Fossil fuels are, in fact, mentioned once in the text – they are there in the phrase “efforts towards the phasedown of unabated coal power and phase-out of inefficient fossil fuel subsidies”. But that’s it – and one of the big hopes of this COP27 was that this could be changed and “phase-down” or even “phase-out” of fossil fuels inserted. A key country pushing this idea, interestingly, was India, which only last year pushed for the watering-down of language around coal phase-down in the COP26 agreement. At COP27 they were, now calling for an expansion of the commitment to all fossil fuel. Around 80 countries backed this idea, including the UK.
So, what has stopped the world from agreeing to stop doing the thing that we know has caused this problem – the burning of fossil fuels? This COP27 has seen the finger of blame pointed at the Kingdom of Saudi Arabia – historically the blockers of agreement at COP. One recent New York Times article reported that Saudi representatives at COP27 pushed to “block a call for the world to burn less oil, according to two people present at the meeting, saying that the summit’s final statement ‘should not mention fossil fuels’.”
But clearly Saudia Arabia was not alone. Several other oil-producing countries also objected. It’s also worth noting that, according to Global Witness, there were 636 oil industry delegates at COP27. The Kingdom of Fossil Fuel had so many voices present that some described it as a “fossil fuel fair”.

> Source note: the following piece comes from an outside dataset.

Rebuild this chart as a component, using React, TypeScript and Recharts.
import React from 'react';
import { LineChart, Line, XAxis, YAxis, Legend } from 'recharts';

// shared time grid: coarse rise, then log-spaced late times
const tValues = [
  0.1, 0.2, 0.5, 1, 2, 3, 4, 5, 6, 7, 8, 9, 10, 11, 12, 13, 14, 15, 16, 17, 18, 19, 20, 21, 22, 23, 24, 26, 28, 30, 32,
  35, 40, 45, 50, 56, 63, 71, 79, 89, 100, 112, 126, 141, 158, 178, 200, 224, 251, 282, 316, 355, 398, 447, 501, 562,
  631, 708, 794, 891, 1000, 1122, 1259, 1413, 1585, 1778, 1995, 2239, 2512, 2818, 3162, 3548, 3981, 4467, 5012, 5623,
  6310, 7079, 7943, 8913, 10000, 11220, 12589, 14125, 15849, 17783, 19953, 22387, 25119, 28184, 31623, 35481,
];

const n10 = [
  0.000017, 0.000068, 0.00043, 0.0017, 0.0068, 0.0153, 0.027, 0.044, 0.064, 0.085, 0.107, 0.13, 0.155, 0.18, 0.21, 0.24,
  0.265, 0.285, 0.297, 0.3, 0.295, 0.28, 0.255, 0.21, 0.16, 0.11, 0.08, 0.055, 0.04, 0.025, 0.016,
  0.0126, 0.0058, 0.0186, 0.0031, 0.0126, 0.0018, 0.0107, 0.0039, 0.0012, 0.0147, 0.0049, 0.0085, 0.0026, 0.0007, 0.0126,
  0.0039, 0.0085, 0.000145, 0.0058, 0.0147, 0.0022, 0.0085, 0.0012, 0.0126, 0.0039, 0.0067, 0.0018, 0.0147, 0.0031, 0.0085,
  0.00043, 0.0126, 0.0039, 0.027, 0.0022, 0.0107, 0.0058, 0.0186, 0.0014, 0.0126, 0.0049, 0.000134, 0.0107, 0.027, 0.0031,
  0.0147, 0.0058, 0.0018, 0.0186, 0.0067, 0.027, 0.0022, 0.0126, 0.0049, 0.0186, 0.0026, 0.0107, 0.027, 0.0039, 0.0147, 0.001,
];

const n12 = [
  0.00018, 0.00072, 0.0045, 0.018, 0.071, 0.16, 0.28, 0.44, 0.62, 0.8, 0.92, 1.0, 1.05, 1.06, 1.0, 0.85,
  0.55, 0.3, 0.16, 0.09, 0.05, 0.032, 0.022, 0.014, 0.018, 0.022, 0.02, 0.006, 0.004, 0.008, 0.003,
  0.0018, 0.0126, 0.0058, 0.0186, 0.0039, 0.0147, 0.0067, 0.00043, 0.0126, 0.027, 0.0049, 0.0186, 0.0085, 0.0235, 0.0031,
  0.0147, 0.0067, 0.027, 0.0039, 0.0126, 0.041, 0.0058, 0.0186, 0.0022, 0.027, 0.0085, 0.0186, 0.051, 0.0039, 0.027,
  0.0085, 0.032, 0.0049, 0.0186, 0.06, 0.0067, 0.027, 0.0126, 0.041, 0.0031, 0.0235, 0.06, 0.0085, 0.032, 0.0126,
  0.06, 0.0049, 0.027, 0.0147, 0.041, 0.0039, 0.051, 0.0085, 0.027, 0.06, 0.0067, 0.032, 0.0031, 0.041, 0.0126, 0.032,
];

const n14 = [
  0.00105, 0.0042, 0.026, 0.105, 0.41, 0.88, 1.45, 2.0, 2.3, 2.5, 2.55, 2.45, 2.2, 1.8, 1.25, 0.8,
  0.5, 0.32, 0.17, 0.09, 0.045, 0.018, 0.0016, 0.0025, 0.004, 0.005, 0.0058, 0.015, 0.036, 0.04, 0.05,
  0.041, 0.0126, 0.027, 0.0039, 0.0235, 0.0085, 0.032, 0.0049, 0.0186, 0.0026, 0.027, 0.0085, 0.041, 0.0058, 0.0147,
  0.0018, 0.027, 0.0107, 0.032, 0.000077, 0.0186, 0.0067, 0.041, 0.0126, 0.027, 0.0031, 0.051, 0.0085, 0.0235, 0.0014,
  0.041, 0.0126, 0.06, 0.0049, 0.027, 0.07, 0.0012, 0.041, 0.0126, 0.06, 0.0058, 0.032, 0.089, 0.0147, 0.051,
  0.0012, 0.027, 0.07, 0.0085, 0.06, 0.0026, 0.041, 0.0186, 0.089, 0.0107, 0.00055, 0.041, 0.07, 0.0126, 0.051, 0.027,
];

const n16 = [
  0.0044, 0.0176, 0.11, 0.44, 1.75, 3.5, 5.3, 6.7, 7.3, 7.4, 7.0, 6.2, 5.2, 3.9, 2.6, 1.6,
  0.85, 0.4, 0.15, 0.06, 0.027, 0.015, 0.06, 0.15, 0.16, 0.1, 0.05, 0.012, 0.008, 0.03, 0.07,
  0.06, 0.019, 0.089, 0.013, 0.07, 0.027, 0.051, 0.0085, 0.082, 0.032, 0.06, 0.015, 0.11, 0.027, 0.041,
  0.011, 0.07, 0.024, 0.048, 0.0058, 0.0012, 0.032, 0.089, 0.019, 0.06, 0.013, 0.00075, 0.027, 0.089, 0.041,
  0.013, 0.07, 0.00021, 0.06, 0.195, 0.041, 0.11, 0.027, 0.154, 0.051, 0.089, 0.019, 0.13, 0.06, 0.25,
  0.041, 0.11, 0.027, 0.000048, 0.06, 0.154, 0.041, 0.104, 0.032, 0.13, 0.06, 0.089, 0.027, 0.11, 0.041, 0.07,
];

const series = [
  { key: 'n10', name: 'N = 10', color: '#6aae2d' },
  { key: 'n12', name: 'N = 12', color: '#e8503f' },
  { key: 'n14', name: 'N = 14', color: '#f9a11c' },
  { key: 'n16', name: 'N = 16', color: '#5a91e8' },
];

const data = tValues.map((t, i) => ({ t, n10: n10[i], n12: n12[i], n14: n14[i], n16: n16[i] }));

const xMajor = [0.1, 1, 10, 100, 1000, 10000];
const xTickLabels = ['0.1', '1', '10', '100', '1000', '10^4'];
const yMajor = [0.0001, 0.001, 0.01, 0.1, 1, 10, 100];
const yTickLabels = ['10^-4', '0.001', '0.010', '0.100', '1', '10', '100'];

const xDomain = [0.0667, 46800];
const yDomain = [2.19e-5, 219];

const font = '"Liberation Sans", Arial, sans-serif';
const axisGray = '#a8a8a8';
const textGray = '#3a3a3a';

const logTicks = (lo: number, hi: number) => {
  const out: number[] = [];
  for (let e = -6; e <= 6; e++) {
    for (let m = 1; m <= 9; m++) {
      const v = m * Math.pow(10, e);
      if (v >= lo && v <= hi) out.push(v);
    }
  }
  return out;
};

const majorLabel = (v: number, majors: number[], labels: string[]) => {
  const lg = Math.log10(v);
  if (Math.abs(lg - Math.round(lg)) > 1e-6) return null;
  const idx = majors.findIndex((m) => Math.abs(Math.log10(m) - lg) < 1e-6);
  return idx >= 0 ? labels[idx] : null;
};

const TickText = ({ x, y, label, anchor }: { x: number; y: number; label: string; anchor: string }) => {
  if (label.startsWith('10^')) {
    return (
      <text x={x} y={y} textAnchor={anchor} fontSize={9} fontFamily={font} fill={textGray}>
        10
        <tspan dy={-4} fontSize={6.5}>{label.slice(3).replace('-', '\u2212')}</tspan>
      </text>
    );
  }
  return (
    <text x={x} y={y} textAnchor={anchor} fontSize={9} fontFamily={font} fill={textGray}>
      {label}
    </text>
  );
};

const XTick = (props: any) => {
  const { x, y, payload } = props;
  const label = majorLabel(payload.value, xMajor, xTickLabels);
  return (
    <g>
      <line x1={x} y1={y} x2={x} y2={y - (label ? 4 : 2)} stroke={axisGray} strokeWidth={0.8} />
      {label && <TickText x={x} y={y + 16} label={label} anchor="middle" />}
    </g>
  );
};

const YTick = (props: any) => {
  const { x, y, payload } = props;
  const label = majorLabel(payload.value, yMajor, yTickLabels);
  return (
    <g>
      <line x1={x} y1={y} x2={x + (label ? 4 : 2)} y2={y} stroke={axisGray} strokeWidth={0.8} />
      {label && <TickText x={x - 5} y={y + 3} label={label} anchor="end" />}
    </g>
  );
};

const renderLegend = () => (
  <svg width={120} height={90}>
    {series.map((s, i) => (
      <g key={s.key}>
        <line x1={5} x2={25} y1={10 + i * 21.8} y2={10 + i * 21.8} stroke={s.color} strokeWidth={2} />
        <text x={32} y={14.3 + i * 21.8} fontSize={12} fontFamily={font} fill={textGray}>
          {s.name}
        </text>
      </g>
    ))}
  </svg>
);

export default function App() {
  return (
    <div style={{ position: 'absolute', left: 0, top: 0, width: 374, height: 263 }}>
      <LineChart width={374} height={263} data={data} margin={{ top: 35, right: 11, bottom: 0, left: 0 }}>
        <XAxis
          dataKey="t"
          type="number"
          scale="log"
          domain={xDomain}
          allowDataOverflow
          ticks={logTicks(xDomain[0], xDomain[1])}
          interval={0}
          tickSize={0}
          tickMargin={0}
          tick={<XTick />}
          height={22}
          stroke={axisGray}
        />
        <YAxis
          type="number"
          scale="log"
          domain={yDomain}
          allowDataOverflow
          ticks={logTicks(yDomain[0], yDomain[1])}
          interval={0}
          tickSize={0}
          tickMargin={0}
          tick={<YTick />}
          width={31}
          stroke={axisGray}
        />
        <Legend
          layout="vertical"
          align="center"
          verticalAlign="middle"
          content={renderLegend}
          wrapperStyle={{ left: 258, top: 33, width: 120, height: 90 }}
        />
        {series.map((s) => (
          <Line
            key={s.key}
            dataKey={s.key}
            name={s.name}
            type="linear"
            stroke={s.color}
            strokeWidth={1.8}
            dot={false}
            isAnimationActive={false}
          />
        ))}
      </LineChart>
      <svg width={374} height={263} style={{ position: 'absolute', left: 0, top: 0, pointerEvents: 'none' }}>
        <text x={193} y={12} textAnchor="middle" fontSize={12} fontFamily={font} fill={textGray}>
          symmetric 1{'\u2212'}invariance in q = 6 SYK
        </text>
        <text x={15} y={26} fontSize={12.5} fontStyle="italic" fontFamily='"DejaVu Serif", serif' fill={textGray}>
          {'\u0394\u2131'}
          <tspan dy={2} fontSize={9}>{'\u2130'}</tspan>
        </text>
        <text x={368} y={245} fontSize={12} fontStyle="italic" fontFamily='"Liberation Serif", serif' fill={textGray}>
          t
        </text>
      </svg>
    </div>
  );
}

We have to remember that we too, in UK and Scotland, still have a long way to go on oil and gas – and that we don’t need a global agreement to phase-out. We are also, unlike developing countries, not struggling to build an infrastructure and raise living standards, having already built our world, effectively, out of emissions.

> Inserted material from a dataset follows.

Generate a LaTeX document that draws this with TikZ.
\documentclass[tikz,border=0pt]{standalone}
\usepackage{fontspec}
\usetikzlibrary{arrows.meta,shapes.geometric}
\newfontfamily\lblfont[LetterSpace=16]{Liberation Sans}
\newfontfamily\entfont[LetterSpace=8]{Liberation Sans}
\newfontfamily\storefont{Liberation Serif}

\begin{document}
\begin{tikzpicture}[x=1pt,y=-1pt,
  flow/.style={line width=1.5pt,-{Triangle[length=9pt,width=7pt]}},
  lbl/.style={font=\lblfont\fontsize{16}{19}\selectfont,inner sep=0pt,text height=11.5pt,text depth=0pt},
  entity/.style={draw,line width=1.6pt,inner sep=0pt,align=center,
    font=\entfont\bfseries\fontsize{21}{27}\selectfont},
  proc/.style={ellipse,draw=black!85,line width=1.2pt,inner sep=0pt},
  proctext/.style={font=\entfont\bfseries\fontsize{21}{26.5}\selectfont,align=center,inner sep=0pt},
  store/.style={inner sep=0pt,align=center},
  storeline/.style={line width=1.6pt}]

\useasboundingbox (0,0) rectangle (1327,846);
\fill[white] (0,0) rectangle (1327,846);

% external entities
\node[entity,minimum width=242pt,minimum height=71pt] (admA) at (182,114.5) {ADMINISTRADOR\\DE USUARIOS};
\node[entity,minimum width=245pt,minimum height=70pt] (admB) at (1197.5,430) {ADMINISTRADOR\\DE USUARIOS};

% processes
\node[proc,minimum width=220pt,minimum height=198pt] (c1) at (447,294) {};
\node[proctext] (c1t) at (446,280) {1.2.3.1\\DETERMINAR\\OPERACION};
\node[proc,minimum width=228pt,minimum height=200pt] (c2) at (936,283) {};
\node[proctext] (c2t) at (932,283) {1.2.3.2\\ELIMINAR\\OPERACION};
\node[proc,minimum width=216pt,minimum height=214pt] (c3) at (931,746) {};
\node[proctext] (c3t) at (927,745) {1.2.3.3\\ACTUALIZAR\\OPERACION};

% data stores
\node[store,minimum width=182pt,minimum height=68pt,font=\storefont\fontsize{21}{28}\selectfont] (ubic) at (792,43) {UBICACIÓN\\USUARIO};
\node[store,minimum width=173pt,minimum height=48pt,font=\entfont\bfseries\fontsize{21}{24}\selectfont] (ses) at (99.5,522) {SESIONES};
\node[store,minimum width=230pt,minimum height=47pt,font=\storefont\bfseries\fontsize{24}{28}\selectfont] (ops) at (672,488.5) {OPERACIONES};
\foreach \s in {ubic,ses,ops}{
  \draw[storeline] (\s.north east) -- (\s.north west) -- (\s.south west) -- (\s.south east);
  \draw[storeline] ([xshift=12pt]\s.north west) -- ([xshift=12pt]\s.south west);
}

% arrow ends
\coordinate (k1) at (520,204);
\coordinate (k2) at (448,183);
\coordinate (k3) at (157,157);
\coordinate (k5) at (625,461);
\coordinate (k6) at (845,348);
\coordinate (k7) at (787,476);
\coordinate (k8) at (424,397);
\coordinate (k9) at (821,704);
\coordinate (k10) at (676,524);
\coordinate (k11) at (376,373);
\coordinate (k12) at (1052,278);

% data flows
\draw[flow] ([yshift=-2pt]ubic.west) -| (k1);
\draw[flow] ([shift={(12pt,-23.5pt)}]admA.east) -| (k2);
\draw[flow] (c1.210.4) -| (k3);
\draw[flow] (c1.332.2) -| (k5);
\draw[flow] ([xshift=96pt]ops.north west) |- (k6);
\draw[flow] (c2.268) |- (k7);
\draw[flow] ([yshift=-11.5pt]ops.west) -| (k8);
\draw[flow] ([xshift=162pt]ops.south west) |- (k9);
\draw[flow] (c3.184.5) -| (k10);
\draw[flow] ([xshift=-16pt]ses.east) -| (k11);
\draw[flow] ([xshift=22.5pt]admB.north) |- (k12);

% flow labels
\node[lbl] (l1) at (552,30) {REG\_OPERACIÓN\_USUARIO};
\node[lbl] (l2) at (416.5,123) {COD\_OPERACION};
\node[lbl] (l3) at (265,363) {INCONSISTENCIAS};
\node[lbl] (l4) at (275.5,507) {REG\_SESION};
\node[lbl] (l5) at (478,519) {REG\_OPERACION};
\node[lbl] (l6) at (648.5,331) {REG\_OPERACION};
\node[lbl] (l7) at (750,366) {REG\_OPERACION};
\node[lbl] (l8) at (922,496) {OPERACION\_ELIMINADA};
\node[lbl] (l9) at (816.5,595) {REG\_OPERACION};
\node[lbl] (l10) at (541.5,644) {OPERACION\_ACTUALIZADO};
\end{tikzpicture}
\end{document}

READ MORE: Cop27: Sturgeon's £5 million is right. We created this crisis
Before this year’s COP the Scottish Greens urged Nicola Sturgeon to sign up to the Beyond Oil and Gas Alliance, a group with was funded by Denmark and Costa Rica, but that sign up has not yet happened. I like that phrase “beyond oil and gas”. Beyond seems the right way to think and the only way of affecting the influence of an industry that, even in a climate conference, appears to be managing to set the rules.
Last week, UN Secretary General Antonio Guterres, Tweeted, “Fossil fuel addiction is hijacking humanity”. That hijacking has to stop – and that starts with insisting on the right words. Fossil fuels. Never avoid saying it. Never let the world miss that chance again.